Il metodo delle tre misurazioni
Il nuovo lavoro guidato da Wendy Freedman dell’Università di Chicago solleva alcune difficili questioni. Il team ha lavorato a un progetto chiamato Chicago–Carnegie–Hubble Program (CCHP), utilizzando il James Webb per indagare la costante di Hubble. Si sono misurate le distanze di dieci galassie vicine, che hanno avuto un esplosione di supernova di tipo Ia. Le misurazioni delle distanze sono state poi verificate tramite tre mezzi indipendenti.
Il primo di questi tre metodi indipendenti, noto come punta del ramo delle giganti rosse, descrive la luminosità massima che possono raggiungere le stelle simili al Sole evolute in giganti rosse. Il secondo metodo usa invece il ramo asintotico delle giganti della regione J, che si riferisce a un tipo di giganti rosse che sono ricche di carbonio. Il terzo controllo incrociato è stato fatto con le stelle variabili Cefeidi, che presentano una relazione tra periodo di pulsazione e luminosità. Misurando quanto tempo impiega una stella a pulsare, possiamo calcolare la sua luminosità massima e confrontarla con quanto appare luminosa nel cielo notturno per dedurre quanto deve essere lontana.
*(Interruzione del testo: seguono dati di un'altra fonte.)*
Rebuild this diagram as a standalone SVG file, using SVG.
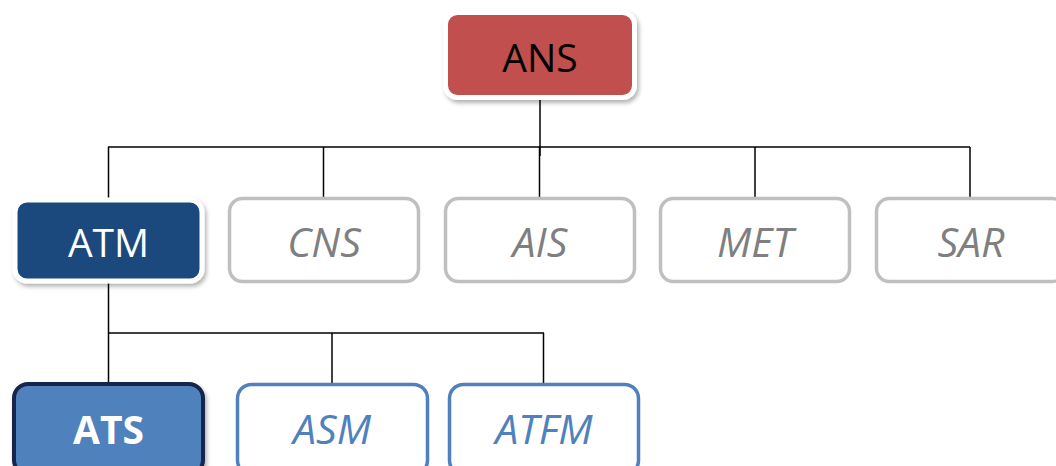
<svg xmlns="http://www.w3.org/2000/svg" width="1056" height="466" viewBox="0 0 1056 466">
<style>
.t{font-family:"Open Sans","Liberation Sans",sans-serif;font-size:39px;text-anchor:middle;dominant-baseline:central}
.gray rect{fill:#fff;stroke:#bfbfbf;stroke-width:3.5}
.gray text{fill:#7f7f7f;font-style:italic;font-size:41px}
.blue rect{fill:#fff;stroke:#4f81bd;stroke-width:3.5}
.blue text{fill:#4f81bd;font-style:italic;font-size:41px}
.conn line{stroke:#000;stroke-width:1.5}
</style>
<defs>
<filter id="sh" x="-10%" y="-10%" width="125%" height="130%">
<feDropShadow dx="2" dy="3" stdDeviation="2" flood-color="#000" flood-opacity="0.3"/>
</filter>
</defs>
<g class="conn">
<line x1="540" y1="96" x2="540" y2="156" stroke-width="2"/>
<line x1="108" y1="147" x2="970" y2="147"/>
<line x1="108.5" y1="147" x2="108.5" y2="200"/>
<line x1="323.5" y1="147" x2="323.5" y2="198"/>
<line x1="539.5" y1="147" x2="539.5" y2="198"/>
<line x1="755" y1="147" x2="755" y2="198"/>
<line x1="970" y1="147" x2="970" y2="198"/>
<line x1="108.5" y1="282" x2="108.5" y2="384"/>
<line x1="108" y1="333" x2="544" y2="333"/>
<line x1="332" y1="333" x2="332" y2="384"/>
<line x1="543.5" y1="333" x2="543.5" y2="384"/>
</g>
<g id="ANS">
<rect x="445.5" y="12.5" width="189" height="85" rx="12" fill="#c0504d" stroke="#fff" stroke-width="5" filter="url(#sh)"/>
<text class="t" x="540" y="56" fill="#000">ANS</text>
</g>
<g id="ATM">
<rect x="15" y="200" width="187" height="81" rx="12" fill="#1f497d" stroke="#fff" stroke-width="5" filter="url(#sh)"/>
<text class="t" x="108.5" y="241" fill="#fff">ATM</text>
</g>
<g id="CNS" class="gray">
<rect x="229.5" y="198.5" width="189" height="83" rx="13"/>
<text class="t" x="324" y="241">CNS</text>
</g>
<g id="AIS" class="gray">
<rect x="445.5" y="198.5" width="189" height="83" rx="13"/>
<text class="t" x="540" y="241">AIS</text>
</g>
<g id="MET" class="gray">
<rect x="660.5" y="198.5" width="189" height="83" rx="13"/>
<text class="t" x="755" y="241">MET</text>
</g>
<g id="SAR" class="gray">
<rect x="876.5" y="198.5" width="189" height="83" rx="13"/>
<text class="t" x="971" y="241">SAR</text>
</g>
<g id="ATS">
<rect x="14" y="384" width="189" height="90" rx="14" fill="#4f81bd" stroke="#14284b" stroke-width="4" filter="url(#sh)"/>
<text class="t" x="108.5" y="428" fill="#fff" font-weight="bold" font-size="37">ATS</text>
</g>
<g id="ASM" class="blue">
<rect x="237.5" y="384.5" width="190" height="90" rx="14"/>
<text class="t" x="332" y="428">ASM</text>
</g>
<g id="ATFM" class="blue">
<rect x="449.5" y="384.5" width="189" height="90" rx="14"/>
<text class="t" x="544" y="428">ATFM</text>
</g>
</svg>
Il team CCHP ha misurato 69,85 km/s/Mpc usando la punta del ramo delle giganti rosse, misurato 67,96 km/s/Mpc usando le stelle al carbonio. Finora, tutto bene: le barre di errore associate comprendono la misurazione di Planck, che le mette in buon accordo con il modello standard. Le variabili Cefeidi, però, hanno detto tutt’altro Da esse, il team CCHP è arrivato a un valore di 72,04 km/s/Mpc, che non è in accordo con le altre misurazioni. Presi insieme, i quattro metodi danno un valore medio di 69,96 km/s/Mpc.
Alla ricerca di nuove prove
“Sulla base di questi nuovi dati JWST e utilizzando tre metodi indipendenti, non troviamo prove solide di un errore nella costante di Hubble”, ha affermato Freedman in una dichiarazione (rif.). “Al contrario, sembra che il nostro modello cosmologico standard per spiegare l’ evoluzione dell’universo stia reggendo”. Tuttavia, le misurazioni delle variabili Cefeidi sembrano continuare a creare tensione. Le Cefeidi formano il gradino più basso della scala delle distanze cosmiche, con le supernovae di tipo Ia come gradino successivo perché possono essere viste a una distanza maggiore delle Cefeidi.
Tuttavia, in passato Freedman ha espresso preoccupazioni per un potenziale problema chiamato affollamento. Sebbene il telescopio spaziale Hubble abbia una risoluzione è possibile che stelle di piccola massa molto vicine a una Cefeide possano rimanere irrisolte e confondersi con la luce della Cefeide, influenzando i risultati. Ma il team di Riess ha utilizzato James Webb per ricontrollare le osservazioni sulle Cefeidi giungendo alla conclusione che l’affollamento non era un problema. Inoltre nel loro articolo di ricerca (rif.), Freedman sottolinea che i primi due metodi meno interessati dall’affollamento, forniscono valori in conformità con il modello standard.
L’attenzione si concentrerà sulle misurazioni delle distanze galattiche usando variabili Cefeidi. Ulteriori misurazioni con James Webb di galassie con supernovae di tipo Ia, saranno inestimabili per confermare i risultati di queste 10 galassie. Tuttavia, galassie con supernovae di tipo Ia, Cefeidi risolvibili, giganti rosse e stelle al carbonio sono relativamente rare. Questo significa che le analisi con James Webb impiegheranno del tempo per ottenere un campione sufficientemente ampio per risolvere l’annosa questione della costante di Hubble.